Ashworth’s focus, she explains, is not on drawing from certain influences or playing with specific genres; she is simply attempting to channel moods by thinking of her music in terms of colors, textures, and temperatures. It is a bare-bones approach, so it makes sense that she sees herself as a composer rather than a rock musician or an indie singer-songwriter. She is leading an eclectic orchestra, guiding the listener through a variety of sounds, most of which can’t really easily be categorized or labeled.
“I made a challenge for myself to make a body of work that I think would keep people’s attention the whole time,” she says. “I’ve made an unspoken promise with the listener; if they promise to give me 35 minutes of their time, I promise to keep it interesting for them.”
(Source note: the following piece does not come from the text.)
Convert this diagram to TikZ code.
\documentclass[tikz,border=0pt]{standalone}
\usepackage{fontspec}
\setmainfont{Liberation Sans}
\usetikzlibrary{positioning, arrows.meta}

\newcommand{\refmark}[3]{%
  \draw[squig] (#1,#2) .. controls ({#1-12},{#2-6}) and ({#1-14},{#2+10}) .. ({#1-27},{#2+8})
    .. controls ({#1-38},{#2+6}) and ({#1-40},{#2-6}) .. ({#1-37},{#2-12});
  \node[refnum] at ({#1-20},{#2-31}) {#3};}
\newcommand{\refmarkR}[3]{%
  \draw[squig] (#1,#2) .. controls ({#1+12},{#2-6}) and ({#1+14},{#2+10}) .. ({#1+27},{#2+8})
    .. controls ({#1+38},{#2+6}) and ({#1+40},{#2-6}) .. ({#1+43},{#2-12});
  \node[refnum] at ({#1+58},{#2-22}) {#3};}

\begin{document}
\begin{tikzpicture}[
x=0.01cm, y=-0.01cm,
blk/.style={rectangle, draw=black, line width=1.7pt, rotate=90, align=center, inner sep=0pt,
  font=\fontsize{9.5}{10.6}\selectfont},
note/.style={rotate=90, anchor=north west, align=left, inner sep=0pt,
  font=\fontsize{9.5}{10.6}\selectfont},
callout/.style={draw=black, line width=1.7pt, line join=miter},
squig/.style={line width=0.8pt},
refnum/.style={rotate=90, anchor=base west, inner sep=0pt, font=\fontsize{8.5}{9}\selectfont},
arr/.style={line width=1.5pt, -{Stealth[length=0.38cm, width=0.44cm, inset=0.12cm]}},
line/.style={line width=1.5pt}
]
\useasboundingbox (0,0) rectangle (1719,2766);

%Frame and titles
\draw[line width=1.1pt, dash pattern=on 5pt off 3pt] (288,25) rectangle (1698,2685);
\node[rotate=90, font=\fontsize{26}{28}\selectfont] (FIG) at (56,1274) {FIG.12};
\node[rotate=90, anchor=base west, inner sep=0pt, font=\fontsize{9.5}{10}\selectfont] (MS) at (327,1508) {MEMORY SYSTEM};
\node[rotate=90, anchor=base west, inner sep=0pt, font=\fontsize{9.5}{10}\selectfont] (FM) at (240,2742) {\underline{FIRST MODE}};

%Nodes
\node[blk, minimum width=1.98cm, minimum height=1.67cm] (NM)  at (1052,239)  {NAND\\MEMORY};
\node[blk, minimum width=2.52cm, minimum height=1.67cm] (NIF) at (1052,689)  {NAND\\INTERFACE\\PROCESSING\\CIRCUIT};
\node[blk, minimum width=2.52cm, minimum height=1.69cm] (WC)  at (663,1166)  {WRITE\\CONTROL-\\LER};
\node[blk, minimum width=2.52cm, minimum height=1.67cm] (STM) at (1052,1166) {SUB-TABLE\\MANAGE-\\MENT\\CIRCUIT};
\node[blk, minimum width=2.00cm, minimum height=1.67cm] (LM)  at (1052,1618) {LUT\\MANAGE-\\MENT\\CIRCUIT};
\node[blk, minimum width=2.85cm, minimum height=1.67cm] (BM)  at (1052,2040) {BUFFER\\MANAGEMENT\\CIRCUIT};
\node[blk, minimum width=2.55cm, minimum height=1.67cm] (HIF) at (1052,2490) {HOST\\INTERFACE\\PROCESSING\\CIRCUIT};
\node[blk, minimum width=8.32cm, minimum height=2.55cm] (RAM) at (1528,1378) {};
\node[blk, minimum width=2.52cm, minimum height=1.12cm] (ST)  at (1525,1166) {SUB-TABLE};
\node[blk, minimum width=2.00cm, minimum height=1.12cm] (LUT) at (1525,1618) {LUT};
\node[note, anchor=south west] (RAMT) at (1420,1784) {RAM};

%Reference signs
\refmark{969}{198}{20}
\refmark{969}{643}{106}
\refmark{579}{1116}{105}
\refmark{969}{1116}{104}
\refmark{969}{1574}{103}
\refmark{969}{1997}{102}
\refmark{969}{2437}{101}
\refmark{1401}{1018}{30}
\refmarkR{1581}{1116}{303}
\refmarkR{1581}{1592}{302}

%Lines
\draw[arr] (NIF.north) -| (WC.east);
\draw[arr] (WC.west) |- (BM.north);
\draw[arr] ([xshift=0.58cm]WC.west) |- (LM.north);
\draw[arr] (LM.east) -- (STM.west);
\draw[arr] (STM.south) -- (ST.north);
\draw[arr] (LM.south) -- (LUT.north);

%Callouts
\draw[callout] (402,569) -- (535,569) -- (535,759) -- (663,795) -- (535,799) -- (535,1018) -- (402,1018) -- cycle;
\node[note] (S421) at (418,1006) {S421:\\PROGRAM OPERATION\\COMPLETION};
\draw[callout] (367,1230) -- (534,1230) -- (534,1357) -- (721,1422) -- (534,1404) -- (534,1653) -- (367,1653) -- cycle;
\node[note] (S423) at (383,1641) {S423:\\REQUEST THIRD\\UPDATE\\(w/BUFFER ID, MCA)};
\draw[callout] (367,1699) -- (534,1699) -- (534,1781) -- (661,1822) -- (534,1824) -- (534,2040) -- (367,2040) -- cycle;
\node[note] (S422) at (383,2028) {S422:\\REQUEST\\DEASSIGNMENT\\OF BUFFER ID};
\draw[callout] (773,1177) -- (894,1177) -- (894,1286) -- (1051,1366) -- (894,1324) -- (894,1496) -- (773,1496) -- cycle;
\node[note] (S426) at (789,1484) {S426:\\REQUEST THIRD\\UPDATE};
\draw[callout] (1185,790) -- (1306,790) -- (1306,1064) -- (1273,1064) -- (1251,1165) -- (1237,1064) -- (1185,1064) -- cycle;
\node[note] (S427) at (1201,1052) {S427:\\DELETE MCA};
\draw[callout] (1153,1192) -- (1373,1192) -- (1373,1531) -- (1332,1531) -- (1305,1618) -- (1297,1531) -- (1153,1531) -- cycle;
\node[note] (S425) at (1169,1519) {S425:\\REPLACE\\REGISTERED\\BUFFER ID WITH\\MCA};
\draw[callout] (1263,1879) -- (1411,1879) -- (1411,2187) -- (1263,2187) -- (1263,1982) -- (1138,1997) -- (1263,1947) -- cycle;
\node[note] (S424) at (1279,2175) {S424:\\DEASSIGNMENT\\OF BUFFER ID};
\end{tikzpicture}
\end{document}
Ashworth, because of her years of teaching and touring, knows how to tend to attention spans. “I have this idea that if you can keep the attention of 35 children with tambourines, you can definitely keep the attention of a roomful of drunk adults,” she says. The album conjures the energy of a live show; she intentionally focused on theatrics and improvisation, which lend the songs the kind of spontaneous magic found in real life, where it’s impossible to tell what’s around the corner. The album art, morphing her with a Japanese yōkai folk spirit called Nure-onna, provides a ruthless image that grounds the listener in this fantastical world where aggression is more than welcome. Violence becomes a love language, and destruction is a form of communication.
Listening to Squeeze is, as Ashworth says, very much like going through a haunted house or a corn maze. The influence of Japanese horror, specifically the movies Lady Snowblood and House, definitely enhances the intensity. The closer, “Not a Love Song,” feels like the perfect exit into safety. It encapsulates the moment of relief of stepping out of the dark building and being wrapped up in the light and the coolness of the world, and the adrenaline comedown that slowly seeps in. Ashworth is not the only one being reborn with this record; the listener is, too.